Said Thumback’s chief economist, John Lieber: “Small business owners appreciate how friendly the regulations in New Orleans are towards them.”
The South is rising again. Richmond, the cradle of the Confederacy, is now displaying Yankee-style industriousness, ranking 6th best city nationwide for starting a business.
Small businesses gave Virginia’s capital an A+ for the ease of starting a business, and Richmond excelled particularly in the category of licensing and in environmental regulations.
The LoneStar State is 3 for 3 in making the Top 5 business friendly states, and the honor roll of best cities sounds like a roll call in the Texas state legislature.
Houston (No. 3), Austin (No. 4), Dallas (No. 6), Fort Worth (No. 7) and San Antonio (No. 8) took up half the spots among the Top 10 cities.
Said one business owner from a Houston suburb: “It is very easy to get information on starting and building your business.”
They grow more than spuds up in Idaho, a three-for-three hall of famer.
The survey found that start-ups were twice as common in Boise as they were nationwide, with 23 percent of businesses reported that they had been operating for less than one year.
Indeed, the state capital and its largest metropolitan area ranked first among among all 82 cities surveyed in terms of the ease of starting a business.
The Beehive State remains true to its reputation, a beehive of industry, according to survey respondents, where residents of the state’s largest metro area, Salt Lake City, were particularly bullish on the outlook for the local economy.
The city notably has the second highest concentration of business owners with PhDs out of any city in the study.
Said one respondent, a personal trainer, about Utah
“I have not had any issues in getting a business license in my state. I believe the state has been very supportive of businesses in Utah.”
5. New Jersey
The Garden State is sandwiched between two poor performing metropolitan areas, New York City (which rates a C+) and Philadelphia (with a grade of D). Meanwhile, it’s own largest city, Newark, gets a D, ranking near the bottom nationally for small business growth—with few Newark businesses seeing increased revenue over the past 12 months. Expectations for expansion in the coming year were duly pessimistic.
Small businesses in cities such as Bridgeport and New Haven are not feeling the love from the government in Hartford—or at least note the industrious Yankee values on which the New England state’s prosperity was founded.
The state’s largest city, Bridgeport, received an F grade—with the regulatory burden the chief concern of small businesses.
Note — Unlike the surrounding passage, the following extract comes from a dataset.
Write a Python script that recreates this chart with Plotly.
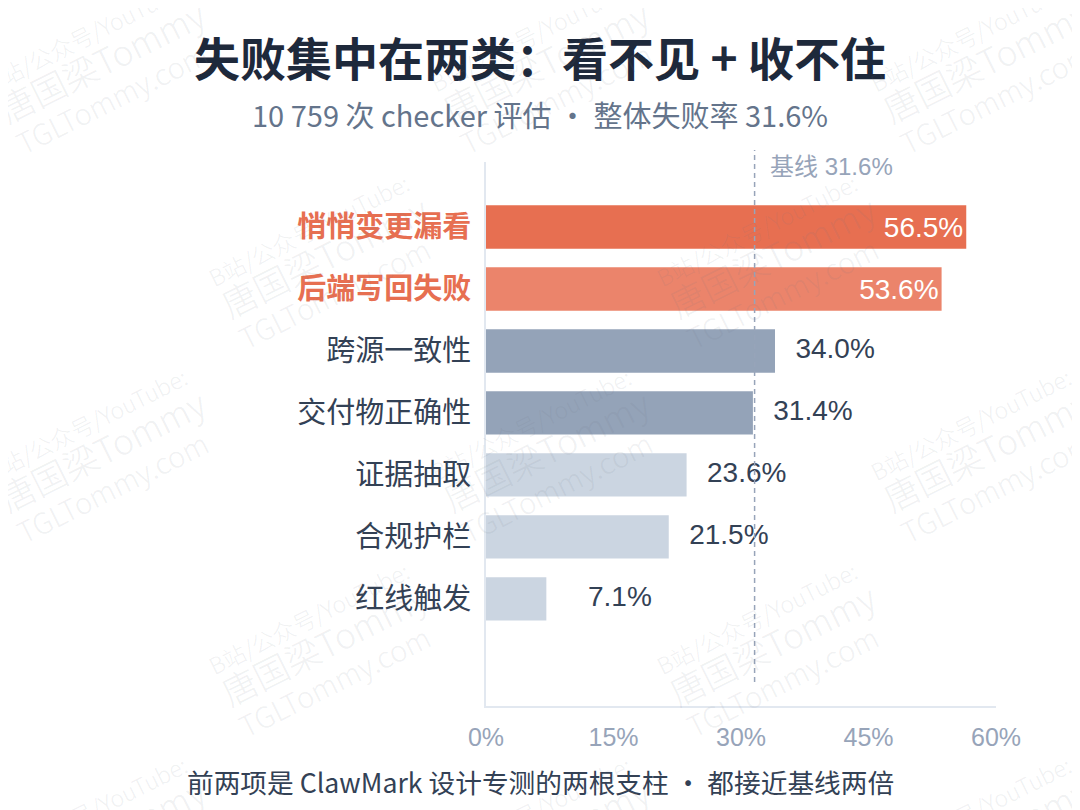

The golden state’s tarnish may be rubbing off, having achieved the dubious distinction of making the Thumbtack’s hall of shame (i.e., Bottom 5 states) for each of the three survey years.
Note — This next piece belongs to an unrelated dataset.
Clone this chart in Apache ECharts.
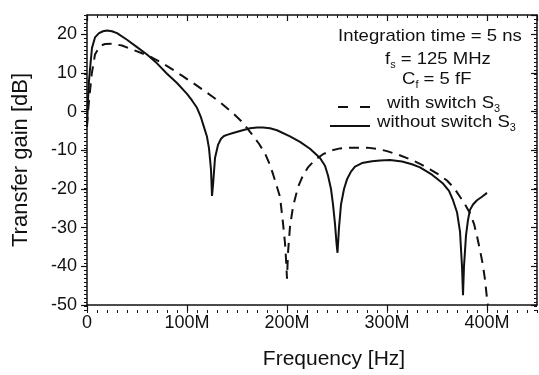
<!DOCTYPE html>
<html>
<head>
<meta charset="utf-8">
<script src="https://cdn.jsdelivr.net/npm/echarts@6/dist/echarts.min.js"></script>
<style>
  html, body { margin: 0; padding: 0; background: #fff; }
  #chart { width: 539px; height: 375px; }
</style>
</head>
<body>
<div id="chart"></div>
<script>
// frequency in MHz, gain in dB
const xTicks = [0, 100, 200, 300, 400]
const yTicks = [-50, -40, -30, -20, -10, 0, 10, 20]

const withoutFreq = [0, 0.5, 1, 2, 3, 5, 8, 12, 16, 20, 25, 30, 40, 50, 60, 70, 80, 90, 100, 105, 110, 114, 117, 120, 122, 124, 125, 126, 128, 131, 134, 137, 140, 146, 153, 163, 170, 176, 183, 190, 203, 213, 223, 233, 238, 241, 244, 246, 248, 249.5, 250.5, 252, 254, 257, 260, 264, 268, 275, 285, 293, 303, 315, 325, 333, 345, 356, 362, 366, 370, 373, 375, 376, 377, 379, 381, 383, 386, 390, 395, 400]
const withoutGain = [-3, -1, 3, 8, 11, 16.5, 19.2, 20.3, 20.8, 21, 20.8, 20.3, 18.6, 16.7, 14.8, 12.5, 9.8, 7.4, 4.6, 2.9, 1, -1.5, -4, -6.5, -9.5, -15, -21.8, -19, -12, -8.6, -7, -6.3, -6, -5.5, -5, -4.3, -4.1, -4.1, -4.3, -4.8, -6.4, -7.8, -9.6, -12, -14, -16.5, -20, -24, -29, -34, -36.5, -30, -24, -20, -17.5, -15.5, -14.2, -13.3, -12.8, -12.6, -12.5, -12.9, -13.6, -14.4, -16.3, -18.6, -20.5, -22.9, -26, -31, -40, -47.5, -40, -32, -28, -25.4, -24, -22.9, -22, -21]

const withFreq = [0, 1, 2.5, 4.7, 8, 13, 18, 25, 35, 45, 55, 65, 75, 85, 95, 105, 115, 126, 136, 146, 156, 165, 172, 178, 182, 186, 190, 193, 196, 198, 199, 200, 201, 203, 206, 211, 216, 221, 228, 236, 245, 253, 265, 280, 290, 300, 312, 323, 333, 343, 352, 360, 367, 373, 378, 383, 387, 390, 393, 396, 398, 400, 401]
const withGain = [-4, 0, 4, 9.7, 14.8, 17, 17.5, 17.6, 17.1, 16.1, 15.1, 14, 12.6, 11, 9.3, 7.6, 5.8, 3.8, 1.8, -0.4, -2.9, -5.9, -8.3, -10.8, -13.2, -16.1, -19.5, -22, -28.8, -34, -38, -43.2, -36.5, -29.7, -24.6, -19.5, -16.5, -14.4, -12.5, -11, -10, -9.5, -9.3, -9.3, -9.6, -10.2, -11.2, -12.3, -13.5, -14.9, -16.3, -17.8, -19.7, -22, -24, -26.3, -29, -32.2, -35.8, -39.8, -43.5, -48.3, -50]

const ink = '#111'
const font = 'Liberation Sans, Arial, sans-serif'

const chart = echarts.init(document.getElementById('chart'))

const gridBox = { left: 87, right: 2, top: 15, bottom: 65 }
const baseX = { type: 'value', min: 0, max: 450, splitLine: { show: false } }
const baseY = { type: 'value', min: -50, max: 25, splitLine: { show: false } }
const frame = { onZero: false, lineStyle: { color: ink, width: 1.5 } }
const majorTick = (inside) => ({ inside, length: 6, lineStyle: { color: ink, width: 1.2 } })
const minorTick = (inside) => ({ inside, length: 3, lineStyle: { color: ink, width: 1 } })
const noLabel = { show: false }
const noLine = { show: false, onZero: false }
const sub = (t) => ({
  text: t, fill: ink,
  rich: {
    n: { fontSize: 17, fontFamily: font, fill: ink },
    s: { fontSize: 10, fontFamily: font, fill: ink, padding: [12, 0, 0, 0] }
  }
})
// the legend lettering in the original is a little wider than Liberation Sans
const stretch = 1.09

const option = {
  animation: false,
  // grid 0 carries the major ticks, grid 1 (same box) the minor ticks
  grid: [gridBox, gridBox],
  xAxis: [
    {
      ...baseX, gridIndex: 0, position: 'bottom', interval: 100,
      name: 'Frequency [Hz]', nameLocation: 'middle', nameGap: 44,
      nameTextStyle: { color: ink, fontSize: 21, fontFamily: font, padding: [0, 0, 0, 44] },
      axisLine: frame, axisTick: majorTick(false),
      axisLabel: {
        color: ink, fontSize: 18, fontFamily: font, margin: 9, showMaxLabel: false,
        formatter: v => (xTicks.includes(v) ? (v === 0 ? '0' : v + 'M') : '')
      }
    },
    { ...baseX, gridIndex: 0, position: 'top', interval: 100, axisLine: frame, axisTick: majorTick(true), axisLabel: noLabel },
    { ...baseX, gridIndex: 1, position: 'bottom', interval: 10, axisLine: noLine, axisTick: minorTick(false), axisLabel: noLabel },
    { ...baseX, gridIndex: 1, position: 'top', interval: 10, axisLine: noLine, axisTick: minorTick(true), axisLabel: noLabel }
  ],
  yAxis: [
    {
      ...baseY, gridIndex: 0, position: 'left', interval: 10,
      name: 'Transfer gain [dB]', nameLocation: 'middle', nameGap: 55,
      nameTextStyle: { color: ink, fontSize: 22, fontFamily: font },
      axisLine: frame, axisTick: majorTick(false),
      axisLabel: {
        color: ink, fontSize: 18, fontFamily: font, margin: 10, showMaxLabel: false,
        formatter: v => (yTicks.includes(v) ? String(v) : '')
      }
    },
    { ...baseY, gridIndex: 0, position: 'right', interval: 10, axisLine: frame, axisTick: majorTick(true), axisLabel: noLabel },
    { ...baseY, gridIndex: 1, position: 'left', interval: 1, axisLine: noLine, axisTick: minorTick(false), axisLabel: noLabel },
    { ...baseY, gridIndex: 1, position: 'right', interval: 1, axisLine: noLine, axisTick: minorTick(true), axisLabel: noLabel }
  ],
  series: [
    {
      name: 'with switch S3',
      type: 'line',
      xAxisIndex: 0, yAxisIndex: 0,
      showSymbol: false,
      data: withFreq.map((f, i) => [f, withGain[i]]),
      lineStyle: { color: ink, width: 2, type: [10, 7] }
    },
    {
      name: 'without switch S3',
      type: 'line',
      xAxisIndex: 0, yAxisIndex: 0,
      showSymbol: false,
      data: withoutFreq.map((f, i) => [f, withoutGain[i]]),
      lineStyle: { color: ink, width: 2 }
    }
  ],
  graphic: [
    { type: 'text', x: 338, y: 28, scaleX: stretch, style: { text: 'Integration time = 5 ns', fill: ink, font: '17px ' + font } },
    { type: 'text', x: 385, y: 48, scaleX: stretch, style: sub('{n|f}{s|s}{n| = 125 MHz}') },
    { type: 'text', x: 402, y: 68, scaleX: stretch, style: sub('{n|C}{s|f}{n| = 5 fF}') },
    {
      type: 'line', shape: { x1: 338, y1: 107, x2: 370, y2: 107 },
      style: { stroke: ink, lineWidth: 2, lineDash: [10, 12] }
    },
    { type: 'text', x: 387, y: 92, scaleX: stretch, style: sub('{n|with switch S}{s|3}') },
    {
      type: 'line', shape: { x1: 330, y1: 126, x2: 370, y2: 126 },
      style: { stroke: ink, lineWidth: 2 }
    },
    { type: 'text', x: 377, y: 111, scaleX: stretch, style: sub('{n|without switch S}{s|3}') }
  ]
}

chart.setOption(option)

window.addEventListener('resize', () => chart.resize())
</script>
</body>
</html>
Fittingly, perhaps, the worst-ranking of 82 cities was the state’s capital, Sacramento, the bane of small businesses across the state’s poor-performing cities such as San Diego (No. 78), Oxnard (No. 76 ) and Los Angeles (No. 74 ).
As a math tutor in a suburb of Sacramento put the problem:
“The government often makes changes in regulations that, although may have the best of intentions to ‘help or protect’ the average citizen, hurts honest, hardworking small-business owners.”
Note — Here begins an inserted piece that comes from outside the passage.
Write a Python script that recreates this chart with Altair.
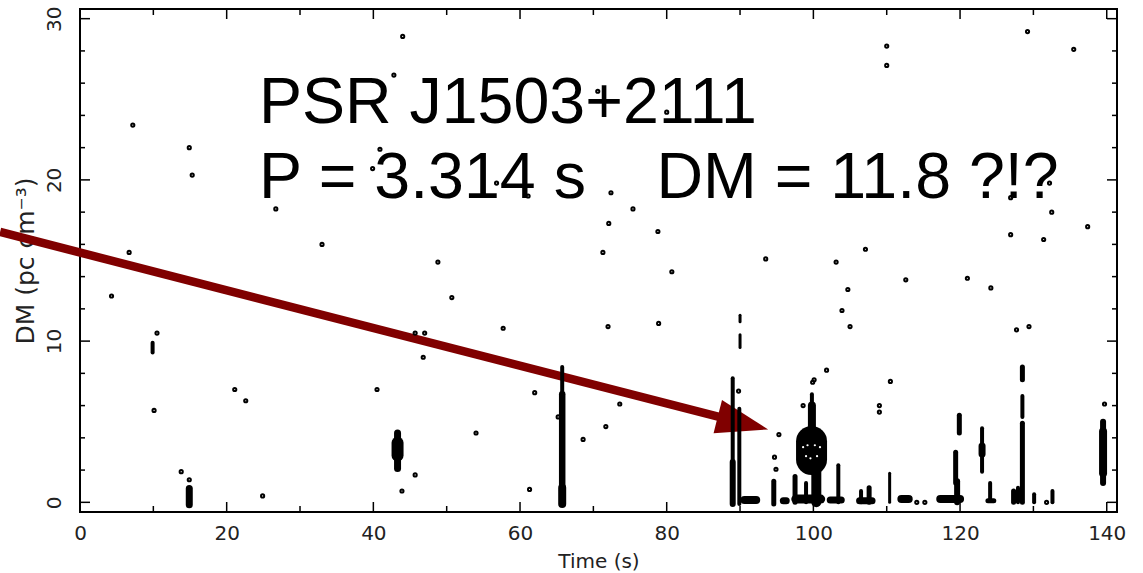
import altair as alt
import pandas as pd

# ---------------- data ----------------
# isolated single-pulse candidates (Time s, DM)
pt_x = [4.3, 7.2, 6.7, 14.9, 15.3, 10.5, 10.1, 21.1, 22.6, 24.9, 13.8, 14.9, 26.7, 33.0,
        44.0, 42.8, 48.8, 50.7, 45.7, 47.0, 46.8, 40.5, 45.7, 43.9, 54.0, 57.7, 61.3, 62.0,
        65.2, 68.6, 71.7, 73.6, 72.0, 71.3, 72.1, 75.4, 72.4, 78.8, 80.7, 78.9, 89.8, 93.5,
        103.1, 104.7, 103.9, 105.0, 107.1, 112.6, 121.0, 124.2, 126.9, 131.4, 132.5, 137.4,
        127.7, 129.4, 126.9, 132.2, 129.2, 135.5, 110.0, 110.0, 70.6, 80.0, 40.9, 39.9,
        56.8, 61.1, 95.3, 94.7, 94.9, 98.6, 99.9, 100.1, 101.8, 109.0, 109.0, 110.5,
        114.1, 115.2, 131.8, 139.7]
pt_y = [12.8, 23.4, 15.5, 22.0, 20.3, 10.5, 5.7, 7.0, 6.3, 0.4, 1.9, 1.4, 18.2, 16.0,
        28.9, 26.5, 14.9, 12.7, 10.5, 10.5, 9.0, 7.0, 1.7, 0.7, 4.3, 10.8, 0.8, 6.8,
        5.3, 3.9, 4.7, 6.1, 10.9, 15.5, 17.3, 18.2, 19.2, 16.8, 14.3, 11.1, 6.9, 15.1,
        14.9, 13.2, 11.9, 10.9, 15.7, 13.8, 13.9, 13.3, 16.6, 16.3, 18.0, 17.1,
        10.7, 10.9, 18.9, 19.8, 29.2, 28.1, 28.3, 27.1, 25.5, 24.2, 21.9, 20.7,
        19.8, 19.0, 4.2, 2.8, 2.05, 6.0, 7.45, 7.6, 8.2, 6.0, 5.6, 7.5,
        0.0, 0.0, 0.0, 6.1]

# overlapping candidates drawn as streaks (x..x2, y..y2, thickness)
seg_x  = [14.9, 9.9, 43.3, 43.3, 65.75, 65.75, 65.75, 89.0, 89.0, 89.9, 90.0, 90.0, 90.6,
          94.6, 95.9, 99.8, 99.8, 99.75, 97.5, 99.0, 100.4, 97.6, 103.4, 102.3, 106.5,
          107.6, 106.3, 110.4, 112.0, 117.3, 119.4, 119.6, 119.9, 123.0, 123.0, 124.1,
          123.8, 127.3, 127.9, 128.5, 128.5, 128.5, 130.1, 132.6, 139.5, 139.5]
seg_x2 = [14.9, 9.9, 43.3, 43.3, 65.75, 65.75, 65.75, 89.0, 89.0, 89.9, 90.0, 90.0, 92.2,
          94.6, 96.3, 99.8, 99.8, 99.75, 97.5, 99.0, 100.4, 101.0, 103.4, 103.8, 106.5,
          107.6, 108.0, 110.4, 113.0, 120.0, 119.4, 119.6, 119.9, 123.0, 123.0, 124.1,
          124.6, 127.3, 127.9, 128.5, 128.5, 128.5, 130.1, 132.6, 139.5, 139.5]
seg_y  = [-0.15, 9.3, 2.1, 2.9, 6.6, 0.7, -0.1, 2.5, -0.1, -0.1, 9.6, 11.2, 0.15,
          -0.1, 0.1, 5.9, 4.5, 2.65, 0.0, 0.0, 0.0, 0.2, 0.0, 0.15, 0.0,
          0.0, 0.1, 0.0, 0.2, 0.2, 1.2, 0.0, 4.3, 1.9, 3.0, 0.1,
          0.1, 0.0, 0.0, 7.6, 5.3, 0.0, 0.0, 0.0, 1.2, 1.8]
seg_y2 = [0.85, 9.9, 4.3, 3.7, 8.4, 6.7, 0.9, 7.7, 2.5, 5.8, 10.4, 11.6, 0.15,
          1.3, 0.1, 6.7, 6.0, 3.77, 1.6, 1.2, 2.4, 0.2, 2.3, 0.15, 0.7,
          0.9, 0.1, 1.8, 0.2, 0.2, 3.1, 1.3, 5.4, 4.6, 3.5, 1.2,
          0.1, 0.7, 0.9, 8.4, 6.6, 4.9, 0.5, 0.7, 5.0, 4.4]
seg_w  = [7, 4, 7, 12, 4, 6.5, 8, 4, 6, 4, 3, 3, 8,
          5, 7, 4, 8, 31, 5, 4, 10, 9, 4, 7, 4,
          5, 7, 3, 8, 8, 5, 6, 5, 4, 7, 4,
          5, 5, 4, 5, 4, 5, 4, 4, 6, 8]

# white gaps inside the bright pulse blob
hole_x = [98.6, 99.2, 100.2, 100.9, 99.0, 99.6, 100.5]
hole_y = [3.42, 3.54, 3.54, 3.42, 2.86, 2.73, 2.86]

# annotation
ann_text = ["PSR J1503+2111", "P = 3.314 s", "DM = 11.8 ?!?"]
ann_x = [24.4, 24.4, 78.6]
ann_y = [23.5, 18.9, 18.9]

arrow_x, arrow_y, arrow_x2, arrow_y2 = [-10.9], [16.77], [88.2], [5.17]
head_x, head_y = [90.4], [4.92]

x_label_values = [0, 20, 40, 60, 80, 100, 120, 140]
y_label_values = [0, 10, 20, 30]
x_tick_values = list(range(0, 141, 10))
y_tick_values = list(range(0, 31, 2))

# ---------------- chart ----------------
W, H = 1037, 503
xs = alt.Scale(domain=[0, 141.4], nice=False, zero=False)
ys = alt.Scale(domain=[-0.6, 30.6], nice=False, zero=False)
RED = "#800000"

pts = pd.DataFrame({"x": pt_x, "y": pt_y})
segs = pd.DataFrame({"x": seg_x, "x2": seg_x2, "y": seg_y, "y2": seg_y2, "w": seg_w})
holes = pd.DataFrame({"x": hole_x, "y": hole_y})
ann = pd.DataFrame({"t": ann_text, "x": ann_x, "y": ann_y})
arrow = pd.DataFrame({"x": arrow_x, "y": arrow_y, "x2": arrow_x2, "y2": arrow_y2})
head = pd.DataFrame({"x": head_x, "y": head_y})
xt = pd.DataFrame({"v": x_tick_values, "major": [v % 20 == 0 for v in x_tick_values]})
yt = pd.DataFrame({"v": y_tick_values, "major": [v % 10 == 0 for v in y_tick_values]})

x_axis = alt.Axis(values=x_label_values, grid=False, ticks=False, domain=False,
                  labelFont="DejaVu Sans", labelFontSize=20, labelColor="#222",
                  labelPadding=11, labelFlush=False, labelOverlap=False,
                  title="Time (s)", titleFont="DejaVu Sans", titleFontSize=20,
                  titleFontWeight="normal", titleColor="#222", titlePadding=8)
y_axis = alt.Axis(values=y_label_values, grid=False, ticks=False, domain=False,
                  labelFont="DejaVu Sans", labelFontSize=20, labelColor="#222",
                  labelAngle=270, labelAlign="center", labelBaseline="bottom",
                  labelPadding=16, labelFlush=False, labelOverlap=False,
                  title="DM (pc cm⁻³)", titleFont="DejaVu Sans", titleFontSize=25,
                  titleFontWeight="normal", titleColor="#222", titleAngle=270,
                  titlePadding=6)


def X(f="x"):
    return alt.X(f"{f}:Q", scale=xs, axis=x_axis)


def Y(f="y"):
    return alt.Y(f"{f}:Q", scale=ys, axis=y_axis)


arrow_l = alt.Chart(arrow).mark_rule(color=RED, strokeWidth=8.5, clip=False).encode(
    x=X(), y=Y(), x2="x2:Q", y2="y2:Q")
head_l = alt.Chart(head).mark_point(shape="M -1 -0.66 L 1 0 L -1 0.66 Z", filled=True,
                                    color=RED, opacity=1, size=2704, angle=14.25,
                                    strokeWidth=0).encode(x=X(), y=Y())
text_l = alt.Chart(ann).mark_text(font="Liberation Sans", fontSize=64.5, align="left",
                                  baseline="alphabetic", color="black").encode(
    x=X(), y=Y(), text="t:N")
seg_l = alt.Chart(segs).mark_rule(color="black", strokeCap="round").encode(
    x=X(), y=Y(), x2="x2:Q", y2="y2:Q", strokeWidth=alt.StrokeWidth("w:Q", scale=None))
hole_l = alt.Chart(holes).mark_point(shape="circle", filled=True, color="white",
                                     opacity=1, size=5).encode(x=X(), y=Y())
pt_l = alt.Chart(pts).mark_point(shape="circle", filled=False, color="black",
                                 opacity=1, size=10, strokeWidth=2).encode(x=X(), y=Y())


def xticks(major, top):
    n = 10 if major else 6
    y0 = 0 if top else H
    y1 = n if top else H - n
    return alt.Chart(xt).transform_filter(
        alt.datum.major if major else ~alt.datum.major
    ).mark_rule(color="black", strokeWidth=1.5).encode(
        x=X("v"), y=alt.value(y0), y2=alt.value(y1))


def yticks(major, right):
    n = 10 if major else 5
    x0 = W if right else 0
    x1 = W - n if right else n
    return alt.Chart(yt).transform_filter(
        alt.datum.major if major else ~alt.datum.major
    ).mark_rule(color="black", strokeWidth=1.5).encode(
        y=Y("v"), x=alt.value(x0), x2=alt.value(x1))


chart = alt.layer(
    arrow_l, text_l, head_l, seg_l, hole_l, pt_l,
    xticks(True, False), xticks(False, False), xticks(True, True), xticks(False, True),
    yticks(True, False), yticks(False, False), yticks(True, True), yticks(False, True),
).properties(
    width=W, height=H, autosize="none",
    padding={"left": 80, "top": 9, "right": 26, "bottom": 61},
    background="white",
).configure_view(stroke="black", strokeWidth=2)

chart.save("out.html", embed_options={"renderer": "svg", "actions": False})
The Land of Lincoln is also the home state of the incumbent president, whose Obamacare mandates are not as burdensom with businesses in the state’s largest city, Chicago, as elsewhere.
The city ranked sixth in readiness for implementation of the Affordable Care Act.
However, the city came in dead last—82 out of 82—when it came to optimism about the local economy.
1. Rhode Island
The New England state is famously the least in size, but according to small business owners it is also the least in business friendliness.
Starting a business and hiring new workers were the issues that most rankled survey respondents. Indeed, Rhode Island’s capital city, Providence, ranked 80th out of 82 cities for business owners who would encourage others to start their own business there.
Like California, Rhode Island made the hall of shame of Bottom 5 states for each of the three years Thumbtack has conducted the survey.